Passion seemed elusive for Eddy Lu, the founder of shoe reselling marketplace GOAT.
After graduating from UC Berkeley, he pulled stints in consulting and banking in Los Angeles, but never found a spark for his interests and considered himself to not be a great employee.
"My peers were going above and beyond, getting performance bonuses, while I was doing the minimum to skate by," said Lu.
At night, Lu and his roommate, a friend he met at Berkeley, would ruminate and bounce ideas off each other, ideas which led both of them to spontaneously quit their corporate jobs on the same day, no prior notice.
Lu and that same roommate, Daishin Sugano, would go on to build 99-cent apps for the iPhone, which had recently launched, and opened a couple stores to sell cream puffs, honing their technical and business skills along the way.
The pair then moved to Chicago and founded Grubwithus, a platform business focused on making connections through social dining. The company was accepted into the Winter 2011 class at Y Combinator and raised $5 million in a Series A, which prompted Lu and Sugano to move aggressively with marketing and hiring.
Ultimately, Grubwithus failed because its core transaction was too frictional for scale. Dietary concerns mixed with the uncertainty of meeting and liking strangers killed the company's growth. Since joining the community and enjoying was so difficult, the company couldn't leverage network effects and was dead in the water.
Lu realized that building liquidity requires eliminating as much friction as possible, a lesson he applied quite well later.
Maybe It's The Shoes
Lu and his team tried a number of different plays for a year until they only had $1.5 million left in the bank, at which point Sugano noted the untapped potential in collectible sneakers. (Sugano himself is an avid collector.) Young people had long ago stopped collecting items like baseball cards; sneakers were the fastest growing segment in eBay's collectibles category.
Sugano had been burned previously when he tried to purchase a pair on eBay and instead received counterfeits. When he filed a grievance, the arbitration process with PayPal was so difficult, he gave up on the pursuit, sensing that his experience was far from unique.
Thus, GOAT was born.
Above all else, Lu and Sugano prioritized trust and safety, knowing that lacking these traits would break their business effort and render them no different than sites like eBay.
"On eBay, buyers have to spend upwards of five hours to buy a single pair of shoes," lamented Lu. "Checking all of the pictures, comparing to identical listings, sorting through seller reviews and comments, figuring out the sellers' reputations and messaging them. It's a lot of work for just one purchase."

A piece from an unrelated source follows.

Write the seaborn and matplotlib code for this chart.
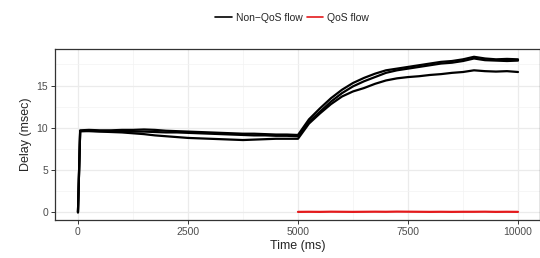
import numpy as np
import pandas as pd
import matplotlib
matplotlib.use("Agg")
import matplotlib.pyplot as plt
from matplotlib.ticker import MultipleLocator
from matplotlib.lines import Line2D
import seaborn as sns

time_ms = [0, 50, 250, 500, 750, 1000, 1250, 1500, 1750, 2000, 2250, 2500, 2750, 3000,
           3250, 3500, 3750, 4000, 4250, 4500, 4750, 5000, 5250, 5500, 5750, 6000, 6250,
           6500, 6750, 7000, 7250, 7500, 7750, 8000, 8250, 8500, 8750, 9000, 9250, 9500,
           9750, 10000]

nonqos_1 = [0, 9.7, 9.75, 9.7, 9.7, 9.75, 9.75, 9.8, 9.75, 9.65, 9.6, 9.55, 9.5, 9.45,
            9.4, 9.35, 9.3, 9.3, 9.25, 9.2, 9.2, 9.15, 11.0, 12.3, 13.5, 14.5, 15.3,
            15.9, 16.4, 16.8, 17.0, 17.2, 17.4, 17.6, 17.8, 17.9, 18.1, 18.4, 18.2, 18.1,
            18.15, 18.1]
nonqos_2 = [0, 9.6, 9.65, 9.6, 9.6, 9.6, 9.55, 9.55, 9.5, 9.45, 9.45, 9.4, 9.35, 9.3,
            9.25, 9.2, 9.15, 9.1, 9.1, 9.05, 9.05, 9.0, 10.7, 11.9, 13.1, 14.1, 14.9,
            15.5, 16.0, 16.5, 16.8, 17.0, 17.2, 17.4, 17.6, 17.7, 17.9, 18.2, 18.0, 17.95,
            17.9, 17.95]
nonqos_3 = [0, 9.6, 9.6, 9.55, 9.5, 9.45, 9.35, 9.25, 9.1, 9.0, 8.9, 8.8, 8.75, 8.7,
            8.65, 8.6, 8.55, 8.6, 8.65, 8.7, 8.7, 8.7, 10.5, 11.7, 12.8, 13.7, 14.3,
            14.7, 15.2, 15.6, 15.85, 16.0, 16.1, 16.25, 16.35, 16.5, 16.6, 16.8, 16.7, 16.65,
            16.7, 16.6]

qos_time = [5000, 5250, 5500, 5750, 6000, 6250, 6500, 6750, 7000, 7250, 7500, 7750, 8000,
            8250, 8500, 8750, 9000, 9250, 9500, 9750, 10000]
qos_delay = [0.05, 0.06, 0.05, 0.07, 0.06, 0.05, 0.06, 0.07, 0.06, 0.08, 0.07, 0.06, 0.05,
             0.06, 0.05, 0.06, 0.06, 0.07, 0.05, 0.06, 0.05]

labels = ["Non\u2212QoS flow", "QoS flow"]
colors = ["black", "#E41A1C"]

rows = []
for run, vals in enumerate([nonqos_1, nonqos_2, nonqos_3]):
    for t, v in zip(time_ms, vals):
        rows.append((t, v, labels[0], run))
for t, v in zip(qos_time, qos_delay):
    rows.append((t, v, labels[1], 10))
df = pd.DataFrame(rows, columns=["time", "delay", "flow", "run"])

sns.set_theme(style="white")
plt.rcParams['font.family'] = ['Liberation Sans', 'DejaVu Sans']

fig = plt.figure(figsize=(5.4, 2.58), dpi=100)
ax = fig.add_axes([0.102, 0.147, 0.898, 0.664])

sns.lineplot(data=df, x="time", y="delay", hue="flow", units="run", estimator=None,
             palette=dict(zip(labels, colors)), linewidth=1.6, ax=ax, legend=False)

ax.set_xlim(-520, 10500)
ax.set_ylim(-0.92, 19.35)
ax.xaxis.set_major_locator(MultipleLocator(2500))
ax.xaxis.set_minor_locator(MultipleLocator(1250))
ax.yaxis.set_major_locator(MultipleLocator(5))
ax.yaxis.set_minor_locator(MultipleLocator(2.5))
ax.grid(True, which="major", color="#EBEBEB", linewidth=0.9)
ax.grid(True, which="minor", color="#F3F3F3", linewidth=0.5)
ax.set_axisbelow(True)
for s in ax.spines.values():
    s.set_color("#333333")
    s.set_linewidth(0.9)
ax.tick_params(axis="both", which="major", length=3, width=0.7, color="#333333",
               labelsize=7.5, labelcolor="#4D4D4D", pad=2, bottom=True, left=True)
ax.tick_params(axis="both", which="minor", length=0)
ax.set_xlabel("Time (ms)", fontsize=9, labelpad=2)
ax.set_ylabel("Delay (msec)", fontsize=9, labelpad=3)

handles = [Line2D([0], [0], color=c, linewidth=1.2) for c in colors]
fig.legend(handles, labels, loc="center", bbox_to_anchor=(0.541, 0.932), ncol=2,
           frameon=False, fontsize=7.5, handlelength=1.6, handletextpad=0.4,
           columnspacing=0.4)

fig.savefig("out.png", dpi=100)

To resolve the problem of fakes, GOAT instituted a ship-to-verify model. When sellers want to list their shoes, they must first be shipped to GOAT's warehouse for verification by a team of experts.
What really differentiates GOAT's approach from everything prior is that it uses a managed marketplace model, as opposed to an open one. In the backend, the business is very much a marketplace, but it looks like a retail site on the frontend in order to achieve a frictionless experience for buyers.
The shopping process is consolidated to a single page, so a buyer will only see one listing for a particular shoe at a time, the one with the lowest price, which forces sellers to be competitive on price. With the ship-to-verify model, everything else is equal.
"With our managed marketplace model, it's like eBay's the Wild West and we're a much tamer version of that," Lu said.
GOAT recently raised $25 million in a venture round led by Accel Partners as the company aims to grow and bring its model to greater scale. According to Lu, the company already has positive cash flow and hasn't begun to touch the $5 million it raised last year.
At this stage, Lu wants to grow aggressively and, by doing so, deliver better outcomes for buyers and sellers alike. No matter the proximity of GOAT's participants, all shoes sold on the platform must go through one of the company's verification facilities, which are all located in Los Angeles.
"That lag time is friction for our buyers and we expect that the growth this raise enabled will eliminate that," said Lu.
Closer verification warehouses means shorter wait times from purchase to delivery and smaller shipping costs, which serves to enhance the value of the platform and boost its network effects. In other words, less friction means more buyers which means more sellers.
On top of the new facilities, Lu and his team want to create new tools and analytics for the sellers. Within eBay's ecosystem, the so-called "Powersellers" reign supreme; no reputation means no sale, generally.
GOAT's marketplace management, however, makes the selling process much more democratic and enables anyone to participate.
The top seller on GOAT sold over $850,000 worth of shoes last year and Lu expects multiple sellers to top $2 million in 2017.
GOAT makes its money from a 10-20% take rate on the sales, which varies based on the quality of the seller. Bad behavior, like cancelling an order or failing to ship on time, results in penalties against their share of the sale.
As the startup grows, GOAT will be looking for new opportunities for partnerships, be it with shoe makers, celebrity brands, or anyone else who can add value to its network.
"We're excited to grow and are taking the lead because tech is in our DNA," said Lu.